I found my way to the couple I was visiting. Sue greeted me at the door. Pete sat in a chair. Sue told me he mostly sits now. He goes to meals in a wheelchair. She walks four times around the facility each morning, almost a mile, she says. But that is not enough to keep her car. The children have quietly insisted she not drive anymore.
We talked for a good long while about what it feels like to give things up, to lose your freedom, to have your choices pared away. They had both been such active people, a can-do couple. Now the key to life was learning how to live inside a smaller and smaller circle. We prayed about that, hugged, hugged again, and I left.

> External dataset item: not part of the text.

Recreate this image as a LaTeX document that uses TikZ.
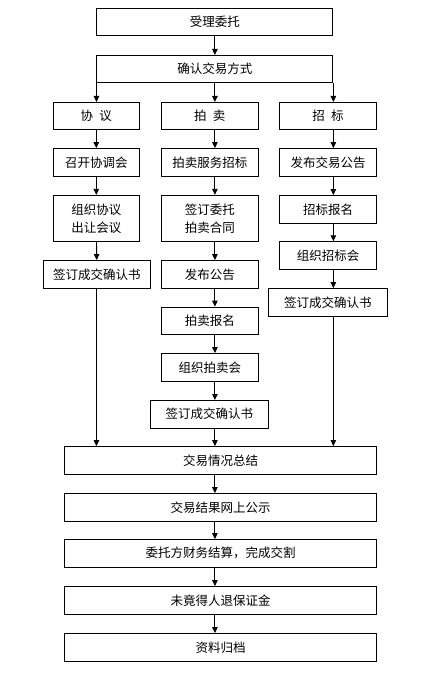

We are all on that road. It starts out as a broad expanse in our youth, but it begins to narrow as the years go by and our choices become fewer. At first the losses are just annoying, but eventually they begin to seem somehow wrong, even an outrage. Finally the path tapers down to near nothing. That is what I was seeing at Atria—just the end of the road I’m on, along with you and everyone else.
I thought of those cryptic words of Jesus, “Truly, truly, I say to you, when you were young, you girded yourself and walked where you would; but when you are old, you will stretch out your hands, and another will gird you and carry you where you do not wish to go” (John 21:18). In other words, they will take away your car.

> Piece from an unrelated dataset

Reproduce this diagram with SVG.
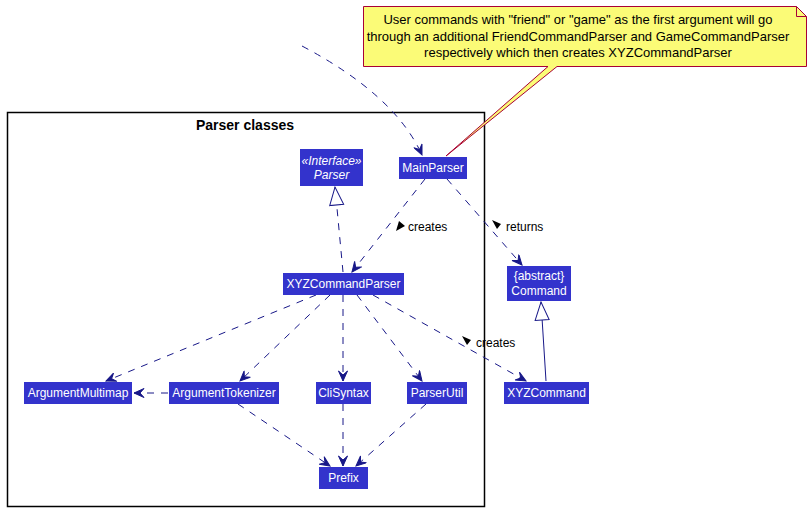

Someone once told me that maturity is the loving acceptance of limitation. We all know how this road goes, how it shrinks and squeezes the further we travel. Or we should know. Mostly, though, we don’t want to see where this thing is taking us. We keep being surprised, keep fighting this funnel. Yet maturity is looking down the pike, seeing the natural contraction of life, and learning to accept it.

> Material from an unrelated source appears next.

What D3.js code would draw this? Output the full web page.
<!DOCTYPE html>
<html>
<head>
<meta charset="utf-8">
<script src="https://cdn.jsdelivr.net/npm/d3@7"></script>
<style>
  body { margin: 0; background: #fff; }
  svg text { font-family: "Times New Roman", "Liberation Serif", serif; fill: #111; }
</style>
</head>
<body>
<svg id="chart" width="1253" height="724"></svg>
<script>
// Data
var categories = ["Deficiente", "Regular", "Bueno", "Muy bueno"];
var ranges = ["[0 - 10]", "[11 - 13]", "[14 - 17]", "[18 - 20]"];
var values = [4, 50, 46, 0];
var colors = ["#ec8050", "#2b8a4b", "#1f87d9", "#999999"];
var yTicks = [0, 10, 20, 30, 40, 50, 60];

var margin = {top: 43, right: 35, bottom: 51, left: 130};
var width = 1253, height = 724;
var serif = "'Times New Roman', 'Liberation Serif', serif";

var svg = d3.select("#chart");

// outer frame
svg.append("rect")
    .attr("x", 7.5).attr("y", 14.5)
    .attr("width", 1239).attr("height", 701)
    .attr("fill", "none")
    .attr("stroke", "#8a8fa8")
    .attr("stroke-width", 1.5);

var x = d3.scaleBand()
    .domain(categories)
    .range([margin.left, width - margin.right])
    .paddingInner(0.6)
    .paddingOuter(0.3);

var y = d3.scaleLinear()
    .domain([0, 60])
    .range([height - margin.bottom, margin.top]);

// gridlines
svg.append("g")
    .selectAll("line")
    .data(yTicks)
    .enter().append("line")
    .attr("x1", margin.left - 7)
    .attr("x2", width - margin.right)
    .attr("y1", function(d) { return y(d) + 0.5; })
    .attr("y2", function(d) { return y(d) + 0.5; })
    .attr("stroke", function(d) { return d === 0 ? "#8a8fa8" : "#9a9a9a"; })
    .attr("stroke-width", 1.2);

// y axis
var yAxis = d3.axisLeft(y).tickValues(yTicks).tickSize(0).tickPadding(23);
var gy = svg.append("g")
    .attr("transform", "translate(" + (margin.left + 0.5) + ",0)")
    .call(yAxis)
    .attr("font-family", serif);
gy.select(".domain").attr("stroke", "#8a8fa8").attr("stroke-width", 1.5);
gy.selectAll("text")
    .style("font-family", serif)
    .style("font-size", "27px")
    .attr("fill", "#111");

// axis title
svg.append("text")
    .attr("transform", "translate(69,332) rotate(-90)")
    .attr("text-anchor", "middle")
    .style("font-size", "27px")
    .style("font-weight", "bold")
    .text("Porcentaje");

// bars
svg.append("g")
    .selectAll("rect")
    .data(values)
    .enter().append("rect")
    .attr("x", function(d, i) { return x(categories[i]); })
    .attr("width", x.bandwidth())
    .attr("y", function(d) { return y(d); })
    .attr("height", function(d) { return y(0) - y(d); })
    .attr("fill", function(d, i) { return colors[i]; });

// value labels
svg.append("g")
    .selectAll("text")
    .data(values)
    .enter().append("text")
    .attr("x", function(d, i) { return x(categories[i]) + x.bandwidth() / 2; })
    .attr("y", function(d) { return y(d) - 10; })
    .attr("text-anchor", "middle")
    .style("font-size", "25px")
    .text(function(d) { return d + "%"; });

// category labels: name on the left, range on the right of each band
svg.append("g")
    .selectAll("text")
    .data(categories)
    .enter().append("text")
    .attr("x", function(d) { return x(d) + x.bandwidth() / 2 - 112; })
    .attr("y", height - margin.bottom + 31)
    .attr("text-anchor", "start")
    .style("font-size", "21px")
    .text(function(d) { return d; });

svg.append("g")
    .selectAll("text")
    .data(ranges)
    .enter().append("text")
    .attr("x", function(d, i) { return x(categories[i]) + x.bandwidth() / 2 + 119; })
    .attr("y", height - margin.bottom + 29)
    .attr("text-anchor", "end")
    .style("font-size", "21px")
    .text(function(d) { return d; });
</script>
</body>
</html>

We have fewer choices, yes, but now we find they are somehow choosing us. We get smaller, but deeper. We are distilled, yet more intense. Limited, until we brush up against universality.
Having seen its end today, I don’t like where this road is heading. Getting down to the nothingness of the end is as painful and difficult as getting through the eye of that needle. But the end is like the beginning: no one can do it in their own power. We are drawn through the narrow door at the beginning of life, and we are drawn through it again at the end. Someone else always pulls us through.